### Extracted data
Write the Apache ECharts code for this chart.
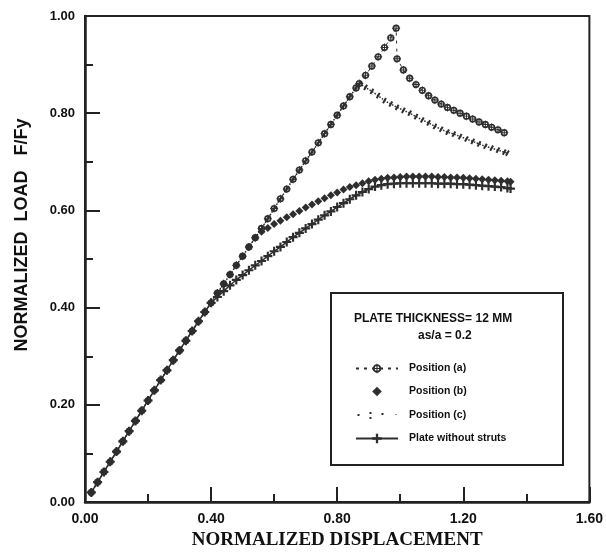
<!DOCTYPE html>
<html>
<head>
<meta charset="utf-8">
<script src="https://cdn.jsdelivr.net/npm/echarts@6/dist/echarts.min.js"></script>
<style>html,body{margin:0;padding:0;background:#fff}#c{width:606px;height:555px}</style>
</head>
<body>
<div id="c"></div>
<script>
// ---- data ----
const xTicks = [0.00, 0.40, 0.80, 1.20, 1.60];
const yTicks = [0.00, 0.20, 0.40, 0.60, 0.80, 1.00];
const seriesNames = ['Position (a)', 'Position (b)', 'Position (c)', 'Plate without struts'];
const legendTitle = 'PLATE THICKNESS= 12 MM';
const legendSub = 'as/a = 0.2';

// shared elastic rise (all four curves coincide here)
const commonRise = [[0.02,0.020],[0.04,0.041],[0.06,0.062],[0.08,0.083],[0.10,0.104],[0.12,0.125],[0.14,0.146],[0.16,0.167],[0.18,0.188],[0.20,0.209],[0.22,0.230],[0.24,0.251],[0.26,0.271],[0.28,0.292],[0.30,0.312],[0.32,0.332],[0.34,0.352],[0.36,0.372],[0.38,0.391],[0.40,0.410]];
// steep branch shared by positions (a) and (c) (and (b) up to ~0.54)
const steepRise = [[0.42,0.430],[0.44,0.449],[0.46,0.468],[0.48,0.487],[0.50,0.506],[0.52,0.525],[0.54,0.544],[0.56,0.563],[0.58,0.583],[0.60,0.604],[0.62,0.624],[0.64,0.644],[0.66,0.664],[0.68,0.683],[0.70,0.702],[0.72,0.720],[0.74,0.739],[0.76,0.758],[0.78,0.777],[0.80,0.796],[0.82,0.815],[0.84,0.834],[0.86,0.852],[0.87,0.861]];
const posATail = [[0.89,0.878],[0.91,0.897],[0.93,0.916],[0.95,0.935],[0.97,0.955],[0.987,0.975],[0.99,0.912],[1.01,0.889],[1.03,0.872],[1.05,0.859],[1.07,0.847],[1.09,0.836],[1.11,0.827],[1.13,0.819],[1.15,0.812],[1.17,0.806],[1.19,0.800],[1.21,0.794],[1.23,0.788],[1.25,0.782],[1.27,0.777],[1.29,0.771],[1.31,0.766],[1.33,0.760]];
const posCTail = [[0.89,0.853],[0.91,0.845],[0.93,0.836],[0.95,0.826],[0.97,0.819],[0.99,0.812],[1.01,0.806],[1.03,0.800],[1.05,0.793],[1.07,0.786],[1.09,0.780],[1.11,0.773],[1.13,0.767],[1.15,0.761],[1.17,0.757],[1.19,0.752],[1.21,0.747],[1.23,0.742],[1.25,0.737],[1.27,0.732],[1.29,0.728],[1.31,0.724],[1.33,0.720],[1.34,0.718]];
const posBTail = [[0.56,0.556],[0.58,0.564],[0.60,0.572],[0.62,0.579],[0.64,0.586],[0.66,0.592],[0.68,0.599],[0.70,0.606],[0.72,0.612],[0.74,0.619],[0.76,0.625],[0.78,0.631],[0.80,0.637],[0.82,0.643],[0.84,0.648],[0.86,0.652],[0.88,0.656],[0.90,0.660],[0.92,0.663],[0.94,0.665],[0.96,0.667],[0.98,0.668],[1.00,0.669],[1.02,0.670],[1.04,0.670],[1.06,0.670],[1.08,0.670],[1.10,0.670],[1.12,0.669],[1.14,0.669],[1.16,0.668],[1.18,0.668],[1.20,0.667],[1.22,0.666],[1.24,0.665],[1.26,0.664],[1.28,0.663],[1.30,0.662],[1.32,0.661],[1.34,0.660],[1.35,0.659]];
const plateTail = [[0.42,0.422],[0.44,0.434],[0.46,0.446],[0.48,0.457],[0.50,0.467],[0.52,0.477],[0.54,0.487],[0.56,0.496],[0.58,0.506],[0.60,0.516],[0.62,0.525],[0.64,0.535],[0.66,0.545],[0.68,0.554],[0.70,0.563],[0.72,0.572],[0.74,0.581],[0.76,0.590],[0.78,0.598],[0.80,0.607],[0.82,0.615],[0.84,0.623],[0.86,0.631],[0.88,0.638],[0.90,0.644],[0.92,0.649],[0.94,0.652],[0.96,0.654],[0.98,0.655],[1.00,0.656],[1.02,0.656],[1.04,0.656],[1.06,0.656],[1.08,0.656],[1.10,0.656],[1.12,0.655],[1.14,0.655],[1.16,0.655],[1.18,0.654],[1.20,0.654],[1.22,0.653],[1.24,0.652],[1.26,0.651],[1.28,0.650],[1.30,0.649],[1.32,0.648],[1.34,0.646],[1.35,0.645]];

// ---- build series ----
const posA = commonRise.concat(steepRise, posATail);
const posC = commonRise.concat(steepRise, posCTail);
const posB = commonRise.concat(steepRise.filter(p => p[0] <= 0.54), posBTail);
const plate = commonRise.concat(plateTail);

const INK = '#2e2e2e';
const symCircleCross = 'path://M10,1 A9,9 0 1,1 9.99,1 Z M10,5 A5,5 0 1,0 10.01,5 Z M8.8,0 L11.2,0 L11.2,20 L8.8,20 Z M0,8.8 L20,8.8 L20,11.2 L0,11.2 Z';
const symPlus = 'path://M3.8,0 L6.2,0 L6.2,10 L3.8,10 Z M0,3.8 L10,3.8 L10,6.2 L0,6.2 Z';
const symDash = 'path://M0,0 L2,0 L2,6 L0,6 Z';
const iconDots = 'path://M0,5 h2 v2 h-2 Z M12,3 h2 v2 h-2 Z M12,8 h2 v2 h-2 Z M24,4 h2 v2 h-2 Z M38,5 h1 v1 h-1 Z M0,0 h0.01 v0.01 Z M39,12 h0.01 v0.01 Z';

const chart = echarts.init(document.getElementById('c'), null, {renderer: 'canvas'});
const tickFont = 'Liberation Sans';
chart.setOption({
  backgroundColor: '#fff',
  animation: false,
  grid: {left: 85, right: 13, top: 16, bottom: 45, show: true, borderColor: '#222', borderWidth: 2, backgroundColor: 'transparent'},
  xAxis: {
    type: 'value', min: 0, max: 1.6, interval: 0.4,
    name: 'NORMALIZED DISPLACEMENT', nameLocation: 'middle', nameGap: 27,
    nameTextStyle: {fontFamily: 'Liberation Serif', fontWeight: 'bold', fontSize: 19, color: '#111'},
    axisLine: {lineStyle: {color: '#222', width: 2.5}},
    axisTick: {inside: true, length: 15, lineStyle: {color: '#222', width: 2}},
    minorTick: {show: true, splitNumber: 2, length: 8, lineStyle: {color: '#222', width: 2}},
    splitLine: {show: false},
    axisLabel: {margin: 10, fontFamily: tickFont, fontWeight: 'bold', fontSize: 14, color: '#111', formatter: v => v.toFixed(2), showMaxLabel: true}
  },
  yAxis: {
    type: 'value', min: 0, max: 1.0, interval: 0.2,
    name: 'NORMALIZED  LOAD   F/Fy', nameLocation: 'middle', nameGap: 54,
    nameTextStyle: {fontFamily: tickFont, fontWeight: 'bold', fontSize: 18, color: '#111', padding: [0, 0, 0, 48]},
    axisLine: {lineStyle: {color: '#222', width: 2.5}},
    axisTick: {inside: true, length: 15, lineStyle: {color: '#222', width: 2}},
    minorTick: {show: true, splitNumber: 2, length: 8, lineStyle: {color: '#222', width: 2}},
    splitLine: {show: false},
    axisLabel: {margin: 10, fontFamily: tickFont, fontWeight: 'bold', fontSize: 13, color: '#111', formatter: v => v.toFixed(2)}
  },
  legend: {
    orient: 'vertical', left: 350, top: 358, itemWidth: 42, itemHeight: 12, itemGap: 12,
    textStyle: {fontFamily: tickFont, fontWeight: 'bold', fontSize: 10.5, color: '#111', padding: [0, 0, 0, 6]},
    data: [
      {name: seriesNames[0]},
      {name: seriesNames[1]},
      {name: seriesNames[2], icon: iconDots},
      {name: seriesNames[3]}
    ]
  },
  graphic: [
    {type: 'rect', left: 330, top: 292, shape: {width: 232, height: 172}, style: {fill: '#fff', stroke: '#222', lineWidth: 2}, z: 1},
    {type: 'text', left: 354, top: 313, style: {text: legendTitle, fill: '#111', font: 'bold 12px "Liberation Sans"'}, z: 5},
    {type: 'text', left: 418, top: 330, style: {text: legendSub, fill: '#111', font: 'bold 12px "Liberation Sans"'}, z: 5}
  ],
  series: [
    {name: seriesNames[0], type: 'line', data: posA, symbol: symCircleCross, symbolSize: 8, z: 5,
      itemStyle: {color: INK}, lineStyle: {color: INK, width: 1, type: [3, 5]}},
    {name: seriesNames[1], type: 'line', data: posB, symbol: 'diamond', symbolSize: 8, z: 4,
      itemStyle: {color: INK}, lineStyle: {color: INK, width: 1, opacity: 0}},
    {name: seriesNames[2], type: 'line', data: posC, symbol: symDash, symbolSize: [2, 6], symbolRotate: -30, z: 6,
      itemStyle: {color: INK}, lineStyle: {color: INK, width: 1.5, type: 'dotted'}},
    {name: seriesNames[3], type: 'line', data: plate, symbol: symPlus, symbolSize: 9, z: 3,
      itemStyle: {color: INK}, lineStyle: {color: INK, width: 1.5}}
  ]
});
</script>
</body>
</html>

==

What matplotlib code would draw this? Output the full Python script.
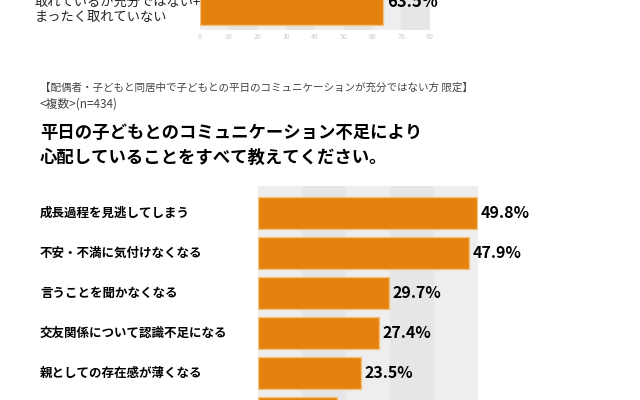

### Given instruction
Pictures should be left out. Retype only the run of lines from the line containing "Write the Apache ECharts code for this chart." to the line containing "const legendSub = 'as/a = 0.2';", inclusive.

### Answer to the problem
Write the Apache ECharts code for this chart.
<!DOCTYPE html>
<html>
<head>
<meta charset="utf-8">
<script src="https://cdn.jsdelivr.net/npm/echarts@6/dist/echarts.min.js"></script>
<style>html,body{margin:0;padding:0;background:#fff}#c{width:606px;height:555px}</style>
</head>
<body>
<div id="c"></div>
<script>
// ---- data ----
const xTicks = [0.00, 0.40, 0.80, 1.20, 1.60];
const yTicks = [0.00, 0.20, 0.40, 0.60, 0.80, 1.00];
const seriesNames = ['Position (a)', 'Position (b)', 'Position (c)', 'Plate without struts'];
const legendTitle = 'PLATE THICKNESS= 12 MM';
const legendSub = 'as/a = 0.2';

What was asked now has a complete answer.